The families of the men, aged 19 to 25, contacted authorities out of concern that their sons had made a “terrible decision” (AP). One of the men reportedly left behind a “disturbing” 11-minute video suggesting “young Muslims have to do something,” with “jihadist overtones,” but legal authorities caution that they do not have evidence that the tape was intended as a farewell, while a Washington-area imam said yesterday that there were no early signs the men had been radicalized (Wash Post, AP).
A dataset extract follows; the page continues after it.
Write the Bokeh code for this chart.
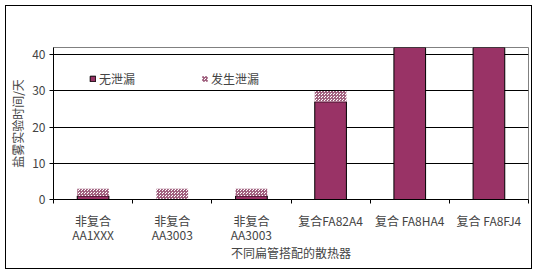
from bokeh.plotting import figure
from bokeh.layouts import column
from bokeh.models import ColumnDataSource, FixedTicker, Legend, LegendItem, Range1d
from bokeh.embed import file_html
from bokeh.resources import INLINE

categories = ["非复合\nAA1XXX", "非复合\nAA3003", "非复合\nAA3003", "复合FA82A4", "复合 FA8HA4", "复合 FA8FJ4"]
no_leak = [1, 0, 1, 27, 42, 42]
leak = [2, 3, 2, 3, 0, 0]
y_ticks = [0, 10, 20, 30, 40]

xs = list(range(len(categories)))
top1 = no_leak
top2 = [a + b for a, b in zip(no_leak, leak)]
src = ColumnDataSource(dict(x=xs, b1=[0] * len(xs), t1=top1, b2=top1, t2=top2))

FONT = "Noto Sans CJK SC"
p = figure(width=525, height=262, output_backend="svg", toolbar_location=None,
           x_range=Range1d(-0.5, len(categories) - 0.5), y_range=Range1d(0, 42),
           min_border_left=45, min_border_right=3, min_border_top=41, min_border_bottom=69)

r1 = p.vbar(x="x", bottom="b1", top="t1", width=0.4, source=src,
            fill_color="#993366", line_color="black", line_width=1)
r2 = p.vbar(x="x", bottom="b2", top="t2", width=0.4, source=src,
            fill_color="white", line_color=None,
            hatch_pattern="criss_cross", hatch_scale=3, hatch_color="#a0607e", hatch_weight=1)

p.outline_line_color = "#808080"
p.xgrid.grid_line_color = None
p.ygrid.grid_line_color = "black"
p.ygrid.grid_line_width = 1

p.yaxis.ticker = FixedTicker(ticks=y_ticks)
p.yaxis.axis_label = "盐雾实验时间/天"
p.yaxis.axis_label_text_font = FONT
p.yaxis.axis_label_text_font_size = "12px"
p.yaxis.axis_label_text_font_style = "normal"
p.yaxis.axis_label_standoff = 3
p.yaxis.major_label_text_font = FONT
p.yaxis.major_label_text_font_size = "12px"
p.yaxis.major_label_standoff = 4
p.yaxis.minor_tick_line_color = None
p.yaxis.major_tick_out = 4
p.yaxis.major_tick_in = 0
p.yaxis.axis_line_color = "black"

p.xaxis.ticker = FixedTicker(ticks=xs, minor_ticks=[i - 0.5 for i in range(len(categories) + 1)])
p.xaxis.major_label_overrides = {i: c for i, c in zip(xs, categories)}
p.xaxis.major_label_text_font = FONT
p.xaxis.major_label_text_font_size = "12px"
p.xaxis.major_label_text_line_height = 0.85
p.xaxis.major_label_standoff = 6
p.xaxis.major_tick_line_color = None
p.xaxis.minor_tick_out = 4
p.xaxis.minor_tick_in = 0
p.xaxis.minor_tick_line_color = "black"
p.xaxis.axis_line_color = "black"
p.xaxis.axis_label = "不同扁管搭配的散热器"
p.xaxis.axis_label_text_font = FONT
p.xaxis.axis_label_text_font_size = "12px"
p.xaxis.axis_label_text_font_style = "normal"
p.xaxis.axis_label_standoff = -2

legend = Legend(items=[LegendItem(label="无泄漏", renderers=[r1]),
                       LegendItem(label="发生泄漏", renderers=[r2])],
                location=(36, 112), orientation="horizontal",
                border_line_color=None, background_fill_alpha=0,
                padding=0, margin=0, spacing=66,
                glyph_width=7, glyph_height=7, label_standoff=3,
                label_text_font=FONT, label_text_font_size="12px")
p.add_layout(legend, "center")

layout = column(p, width=527, height=264, margin=(5, 0, 0, 5),
                styles={"border": "1px solid black", "box-sizing": "border-box"})

open("out.html", "w").write(file_html(layout, INLINE))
However, recent reports say that a police source in Sargodha said the five men have told FBI investigators that they went to Pakistan to take part in jihad, while security officials report that the men were allegedly planning to strike “sensitive installations” in Pakistan (CBS, AP, Reuters, AFP, McClatchy, AP). Three Pakistanis have also been detained, one on suspicion of links to the 2007 suicide attack outside the Pakistani air base at Sargodha (AJE).
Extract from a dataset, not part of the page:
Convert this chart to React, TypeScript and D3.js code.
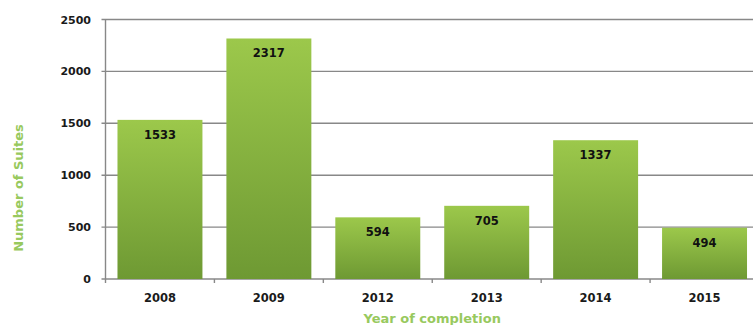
import React from "react";
import * as d3 from "d3";

const categories = ["2008", "2009", "2012", "2013", "2014", "2015"];
const values = [1533, 2317, 594, 705, 1337, 494];
const yTicks = [0, 500, 1000, 1500, 2000, 2500];

const W = 753;
const H = 325;
const margin = { left: 105.5, top: 19.5, bottom: 46 };
const plotRight = 759;
const FONT = "'DejaVu Sans', Verdana, sans-serif";

export default function App() {
  const x = d3
    .scaleBand<string>()
    .domain(categories)
    .range([margin.left, plotRight])
    .paddingInner(0.22)
    .paddingOuter(0.11);
  const y = d3
    .scaleLinear()
    .domain([0, 2500])
    .range([H - margin.bottom, margin.top]);
  const y0 = y(0);
  const step = x.step();
  const boundaries = categories.map((_, i) => margin.left + step * (i + 1));

  return (
    <svg
      width={W}
      height={H}
      style={{ position: "absolute", left: 0, top: 0, background: "#fff" }}
    >
      <defs>
        <linearGradient id="barGrad" x1="0" y1="0" x2="0" y2="1">
          <stop offset="0%" stopColor="#9cc84b" />
          <stop offset="100%" stopColor="#6e9933" />
        </linearGradient>
      </defs>
      {yTicks.map((t) => (
        <g key={t}>
          <line
            x1={margin.left - 4}
            x2={W}
            y1={y(t)}
            y2={y(t)}
            stroke="#888"
            strokeWidth={1.4}
          />
          <text
            x={91}
            y={y(t) + 4}
            textAnchor="end"
            fontFamily={FONT}
            fontWeight="bold"
            fontSize={11}
            fill="#1a1a1a"
          >
            {t}
          </text>
        </g>
      ))}
      <line
        x1={margin.left}
        x2={margin.left}
        y1={y(2500)}
        y2={y0 + 4}
        stroke="#888"
        strokeWidth={1.4}
      />
      {boundaries.map((bx, i) => (
        <line
          key={i}
          x1={bx}
          x2={bx}
          y1={y0}
          y2={y0 + 4}
          stroke="#888"
          strokeWidth={1.4}
        />
      ))}
      {categories.map((c, i) => {
        const bx = x(c)!;
        const bw = x.bandwidth();
        const by = y(values[i]);
        return (
          <g key={c}>
            <rect
              x={bx}
              y={by}
              width={bw}
              height={y0 - by}
              fill="url(#barGrad)"
            />
            <text
              x={bx + bw / 2}
              y={by + 19}
              textAnchor="middle"
              fontFamily={FONT}
              fontWeight="bold"
              fontSize={11.5}
              fill="#111"
            >
              {values[i]}
            </text>
            <text
              x={bx + bw / 2}
              y={302}
              textAnchor="middle"
              fontFamily={FONT}
              fontWeight="bold"
              fontSize={11.5}
              fill="#1a1a1a"
            >
              {c}
            </text>
          </g>
        );
      })}
      <text
        x={(margin.left + plotRight) / 2}
        y={323}
        textAnchor="middle"
        fontFamily={FONT}
        fontWeight="bold"
        fontSize={13}
        fill="#98c95e"
      >
        Year of completion
      </text>
      <text
        transform={`translate(23, 188) rotate(-90)`}
        textAnchor="middle"
        fontFamily={FONT}
        fontWeight="bold"
        fontSize={13}
        fill="#98c95e"
      >
        Number of Suites
      </text>
    </svg>
  );
}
Another U.S. citizen who allegedly traveled to Pakistan with suspect motivations, David Headley, yesterday pleaded not guilty to charges of helping coordinate the 2008 attacks in Mumbai that left some 160 people dead, and of plotting to attack a Danish newspaper (WSJ, AFP, BBC). Headley reportedly told investigators he has been working with the Islamist group Lashkar-e-Taiba since 2002, and his next hearing is set for January 12, 2010. India is planning to seek Headley’s extradition (Reuters).

The hearings continue

The head of Central Command, Gen. David Petraeus, yesterday told the Senate Foreign Relations Committee that the U.S.’s involvement in Afghanistan could last for years and cost at least $10 billion annually to fund an adequate Afghan security force (NYT). The U.S.’s rapid expansion of Afghanistan’s army and police will be supplemented by a renewed effort by the United States to hunt terrorists in the country, the general told Congress (AP, Wash Post). “We actually will be increasing our counterterrorist component of the overall strategy,” General Petraeus said, though he declined to provide details in the open hearing.

General Petraeus said in an interview with the Wall Street Journal that he expects casualties to rise in the next six months, cautioning, “This will be a longer and harder fight” than Iraq (WSJ, LAT). During the Senate hearing, he also cautioned that observers should “withhold judgment on the success or failure of the strategy in Afghanistan” for a year. The general praised the Pakistani military for its recent campaigns in the tribal regions, but noted that Pakistan has “not directly engaged the sanctuaries of the Afghan Taliban groups in Pakistan” (AFP, Dawn).

Top U.S. and NATO commander in Afghanistan Gen. Stanley McChrystal sat down yesterday with CNN’s Christiane Amanpour for an in-depth interview about the insurgency, the role of Pakistan, and the meaning of “defeat” (CNN). A transcript is available here (CNN).

Funding and polling

The Afghan National Security Forces have seen a much-needed bump in recruitment following a recent pay raise, as nearly 2,700 Afghans applied in the first week of December — about half of this month’s recruiting objective (Wash Post, AP, NYT). The American commander in charge of training Afghan security forces, Lt. Gen. William B. Caldwell IV, said yesterday that a key issue in boosting the forces is ensuring a balance of Afghanistan’s ethnic groups; currently, Tajiks make up 27 percent of the population but 41 percent of the officers.

A new New York Times/CBS poll finds that following U.S. President Barack Obama’s address to the nation last week about his Afghanistan strategy, public approval of his handling of the war there jumped 10 points, to 48 percent, while 51 percent of those surveyed approve of the president’s decision to send 30,000 more troops to the Afghan theater, compared with 43 percent disapproval (NYT). The full results of the poll are available here (NYT).

Cheaper internet

A $70 million project to lay fiber optic cables in Afghanistan will bring the price of internet access down drastically, according to the minister for communications and information technology (Pajhwok). In a country of some 30 million people, only one million have internet access.